■ **What the exercise asks**: Quote exactly and only this range of lines in the data below: the line that holds "Give me the matplotlib source for this chart." to the line that holds "plt.rcParams['axes.unicode_minus'] = False", both included.

■ **Data excerpts**:
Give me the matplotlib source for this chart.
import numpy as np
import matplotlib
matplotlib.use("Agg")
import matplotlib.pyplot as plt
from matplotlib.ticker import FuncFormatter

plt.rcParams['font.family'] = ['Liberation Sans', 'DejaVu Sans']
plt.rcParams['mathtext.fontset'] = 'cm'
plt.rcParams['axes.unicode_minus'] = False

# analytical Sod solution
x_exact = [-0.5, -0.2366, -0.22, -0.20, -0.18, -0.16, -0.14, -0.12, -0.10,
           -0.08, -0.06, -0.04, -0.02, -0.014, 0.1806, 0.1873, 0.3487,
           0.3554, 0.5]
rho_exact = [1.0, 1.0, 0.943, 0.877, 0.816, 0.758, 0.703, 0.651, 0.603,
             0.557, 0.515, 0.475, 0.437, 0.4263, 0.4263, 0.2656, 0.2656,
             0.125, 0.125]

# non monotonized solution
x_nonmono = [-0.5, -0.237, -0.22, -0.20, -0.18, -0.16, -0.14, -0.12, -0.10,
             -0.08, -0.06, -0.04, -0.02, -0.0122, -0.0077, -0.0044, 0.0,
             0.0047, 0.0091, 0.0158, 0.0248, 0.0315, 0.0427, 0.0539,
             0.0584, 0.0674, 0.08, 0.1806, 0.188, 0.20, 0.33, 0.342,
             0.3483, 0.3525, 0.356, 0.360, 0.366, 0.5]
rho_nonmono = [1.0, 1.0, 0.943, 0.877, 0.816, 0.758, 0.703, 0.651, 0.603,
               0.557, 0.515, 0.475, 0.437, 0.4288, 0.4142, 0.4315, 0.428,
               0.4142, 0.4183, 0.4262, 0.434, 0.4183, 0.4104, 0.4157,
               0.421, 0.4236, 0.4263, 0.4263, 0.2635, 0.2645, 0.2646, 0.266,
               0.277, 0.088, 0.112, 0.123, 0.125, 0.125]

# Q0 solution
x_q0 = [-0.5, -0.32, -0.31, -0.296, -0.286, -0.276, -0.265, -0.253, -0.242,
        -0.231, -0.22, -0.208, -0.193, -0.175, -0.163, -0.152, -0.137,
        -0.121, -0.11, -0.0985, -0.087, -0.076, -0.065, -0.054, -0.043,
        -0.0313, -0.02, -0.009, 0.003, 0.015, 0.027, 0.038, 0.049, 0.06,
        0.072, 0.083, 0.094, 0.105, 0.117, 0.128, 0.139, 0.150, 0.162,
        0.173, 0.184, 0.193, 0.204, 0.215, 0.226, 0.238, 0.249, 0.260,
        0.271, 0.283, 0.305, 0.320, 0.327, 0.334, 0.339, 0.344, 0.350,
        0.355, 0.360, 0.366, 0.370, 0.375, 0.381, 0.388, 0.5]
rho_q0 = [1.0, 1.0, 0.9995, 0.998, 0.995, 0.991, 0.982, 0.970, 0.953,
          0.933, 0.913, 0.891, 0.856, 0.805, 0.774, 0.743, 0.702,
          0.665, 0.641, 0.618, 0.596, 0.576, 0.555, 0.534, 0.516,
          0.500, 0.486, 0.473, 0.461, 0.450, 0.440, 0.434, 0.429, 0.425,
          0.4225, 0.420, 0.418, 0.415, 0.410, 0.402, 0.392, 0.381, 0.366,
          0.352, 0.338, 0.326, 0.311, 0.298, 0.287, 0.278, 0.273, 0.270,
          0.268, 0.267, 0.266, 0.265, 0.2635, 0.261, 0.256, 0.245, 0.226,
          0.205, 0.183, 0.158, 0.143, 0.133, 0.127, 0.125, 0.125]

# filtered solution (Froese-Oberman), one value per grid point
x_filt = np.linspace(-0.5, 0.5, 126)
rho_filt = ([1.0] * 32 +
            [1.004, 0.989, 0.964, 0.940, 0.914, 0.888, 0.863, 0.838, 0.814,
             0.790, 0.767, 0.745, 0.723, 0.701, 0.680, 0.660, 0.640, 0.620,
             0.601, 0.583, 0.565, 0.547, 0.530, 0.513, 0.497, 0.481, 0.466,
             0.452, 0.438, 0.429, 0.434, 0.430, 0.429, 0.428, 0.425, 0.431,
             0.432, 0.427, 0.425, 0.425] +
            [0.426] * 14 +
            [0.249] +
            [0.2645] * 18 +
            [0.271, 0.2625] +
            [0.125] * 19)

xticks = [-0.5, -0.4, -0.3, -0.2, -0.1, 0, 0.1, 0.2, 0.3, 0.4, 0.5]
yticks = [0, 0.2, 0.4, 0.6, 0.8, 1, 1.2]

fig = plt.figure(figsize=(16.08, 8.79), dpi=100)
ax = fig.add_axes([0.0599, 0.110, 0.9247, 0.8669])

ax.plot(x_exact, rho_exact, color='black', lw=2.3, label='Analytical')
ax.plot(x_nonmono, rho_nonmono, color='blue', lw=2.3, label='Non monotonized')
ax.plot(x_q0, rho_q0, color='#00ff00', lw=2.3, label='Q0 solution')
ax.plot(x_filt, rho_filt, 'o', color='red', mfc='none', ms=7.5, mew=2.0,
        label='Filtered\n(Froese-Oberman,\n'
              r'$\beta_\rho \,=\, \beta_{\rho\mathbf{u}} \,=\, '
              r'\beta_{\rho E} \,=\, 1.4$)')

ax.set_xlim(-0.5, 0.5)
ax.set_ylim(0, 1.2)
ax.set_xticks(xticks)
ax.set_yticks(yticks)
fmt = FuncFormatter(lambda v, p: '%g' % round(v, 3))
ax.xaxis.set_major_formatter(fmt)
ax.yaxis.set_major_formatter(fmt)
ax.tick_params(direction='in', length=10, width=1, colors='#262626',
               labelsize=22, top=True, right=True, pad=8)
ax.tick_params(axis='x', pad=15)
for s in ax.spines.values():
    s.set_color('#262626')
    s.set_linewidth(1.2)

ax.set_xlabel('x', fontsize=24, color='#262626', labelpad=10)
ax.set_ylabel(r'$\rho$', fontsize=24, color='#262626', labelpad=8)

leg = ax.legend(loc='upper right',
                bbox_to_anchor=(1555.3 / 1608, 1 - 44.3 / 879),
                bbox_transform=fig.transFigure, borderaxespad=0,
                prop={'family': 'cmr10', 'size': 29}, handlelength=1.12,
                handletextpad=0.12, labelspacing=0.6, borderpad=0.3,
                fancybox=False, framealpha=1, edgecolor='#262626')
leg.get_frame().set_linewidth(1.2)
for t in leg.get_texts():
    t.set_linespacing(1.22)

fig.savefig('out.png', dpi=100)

...

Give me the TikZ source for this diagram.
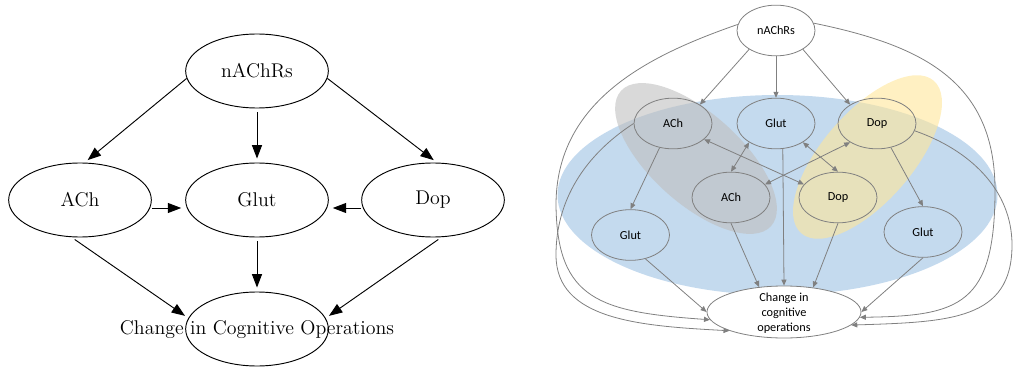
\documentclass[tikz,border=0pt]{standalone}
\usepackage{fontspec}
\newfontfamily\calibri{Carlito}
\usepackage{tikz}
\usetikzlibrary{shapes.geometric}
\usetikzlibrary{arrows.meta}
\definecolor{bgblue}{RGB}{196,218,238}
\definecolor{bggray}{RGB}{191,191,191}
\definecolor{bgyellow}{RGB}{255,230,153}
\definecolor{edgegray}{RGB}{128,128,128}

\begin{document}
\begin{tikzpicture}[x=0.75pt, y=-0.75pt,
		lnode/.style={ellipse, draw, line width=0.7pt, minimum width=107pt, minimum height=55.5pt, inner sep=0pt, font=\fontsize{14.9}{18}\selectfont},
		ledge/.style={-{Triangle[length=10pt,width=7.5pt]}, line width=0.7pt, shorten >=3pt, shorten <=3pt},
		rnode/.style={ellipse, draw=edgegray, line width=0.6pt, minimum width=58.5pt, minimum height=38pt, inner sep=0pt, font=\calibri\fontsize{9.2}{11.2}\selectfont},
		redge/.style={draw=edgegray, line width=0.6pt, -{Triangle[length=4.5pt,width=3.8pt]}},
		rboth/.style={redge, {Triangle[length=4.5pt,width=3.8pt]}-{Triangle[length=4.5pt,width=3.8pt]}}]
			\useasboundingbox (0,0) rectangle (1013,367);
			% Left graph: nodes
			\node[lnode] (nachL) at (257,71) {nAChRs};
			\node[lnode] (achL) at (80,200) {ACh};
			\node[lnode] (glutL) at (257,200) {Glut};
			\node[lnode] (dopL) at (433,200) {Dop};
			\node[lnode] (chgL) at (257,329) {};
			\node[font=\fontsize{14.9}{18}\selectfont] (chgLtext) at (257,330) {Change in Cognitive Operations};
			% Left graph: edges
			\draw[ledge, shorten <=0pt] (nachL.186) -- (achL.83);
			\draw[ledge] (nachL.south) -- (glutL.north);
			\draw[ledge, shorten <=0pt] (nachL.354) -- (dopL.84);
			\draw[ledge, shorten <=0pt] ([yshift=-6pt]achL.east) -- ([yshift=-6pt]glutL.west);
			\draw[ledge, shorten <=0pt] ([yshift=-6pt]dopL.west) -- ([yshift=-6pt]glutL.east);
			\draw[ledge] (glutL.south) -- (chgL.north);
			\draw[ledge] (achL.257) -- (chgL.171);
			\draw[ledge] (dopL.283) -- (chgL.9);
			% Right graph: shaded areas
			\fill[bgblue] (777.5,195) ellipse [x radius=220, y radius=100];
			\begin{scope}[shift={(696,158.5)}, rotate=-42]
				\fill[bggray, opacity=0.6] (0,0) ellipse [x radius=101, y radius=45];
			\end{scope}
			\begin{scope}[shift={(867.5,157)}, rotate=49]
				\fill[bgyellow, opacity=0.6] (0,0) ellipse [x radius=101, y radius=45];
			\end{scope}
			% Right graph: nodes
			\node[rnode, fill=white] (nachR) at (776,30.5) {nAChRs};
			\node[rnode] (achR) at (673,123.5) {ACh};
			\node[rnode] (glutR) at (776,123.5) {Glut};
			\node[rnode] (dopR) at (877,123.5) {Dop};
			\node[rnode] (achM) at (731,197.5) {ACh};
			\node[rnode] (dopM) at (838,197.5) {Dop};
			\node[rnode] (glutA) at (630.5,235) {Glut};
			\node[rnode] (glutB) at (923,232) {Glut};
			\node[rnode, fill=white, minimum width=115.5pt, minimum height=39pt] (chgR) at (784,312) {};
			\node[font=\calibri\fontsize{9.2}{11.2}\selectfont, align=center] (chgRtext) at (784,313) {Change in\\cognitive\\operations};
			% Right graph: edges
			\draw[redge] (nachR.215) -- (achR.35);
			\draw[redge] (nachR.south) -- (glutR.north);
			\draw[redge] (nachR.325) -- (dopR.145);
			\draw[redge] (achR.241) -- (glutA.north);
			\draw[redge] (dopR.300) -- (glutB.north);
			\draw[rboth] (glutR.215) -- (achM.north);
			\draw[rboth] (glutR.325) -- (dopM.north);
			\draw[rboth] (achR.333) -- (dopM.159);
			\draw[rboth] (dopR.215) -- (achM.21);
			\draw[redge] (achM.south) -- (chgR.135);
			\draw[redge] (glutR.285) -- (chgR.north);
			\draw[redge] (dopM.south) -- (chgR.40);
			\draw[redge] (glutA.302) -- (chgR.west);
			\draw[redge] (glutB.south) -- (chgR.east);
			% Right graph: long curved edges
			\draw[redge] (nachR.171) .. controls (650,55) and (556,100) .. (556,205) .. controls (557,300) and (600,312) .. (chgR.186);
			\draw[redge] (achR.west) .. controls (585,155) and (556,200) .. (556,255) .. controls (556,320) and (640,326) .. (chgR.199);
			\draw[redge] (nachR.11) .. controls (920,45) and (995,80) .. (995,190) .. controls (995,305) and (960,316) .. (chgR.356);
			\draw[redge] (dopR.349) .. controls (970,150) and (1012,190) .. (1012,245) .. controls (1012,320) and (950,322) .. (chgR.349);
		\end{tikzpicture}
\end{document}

■ **Solution below**:
Give me the matplotlib source for this chart.
import numpy as np
import matplotlib
matplotlib.use("Agg")
import matplotlib.pyplot as plt
from matplotlib.ticker import FuncFormatter

plt.rcParams['font.family'] = ['Liberation Sans', 'DejaVu Sans']
plt.rcParams['mathtext.fontset'] = 'cm'
plt.rcParams['axes.unicode_minus'] = False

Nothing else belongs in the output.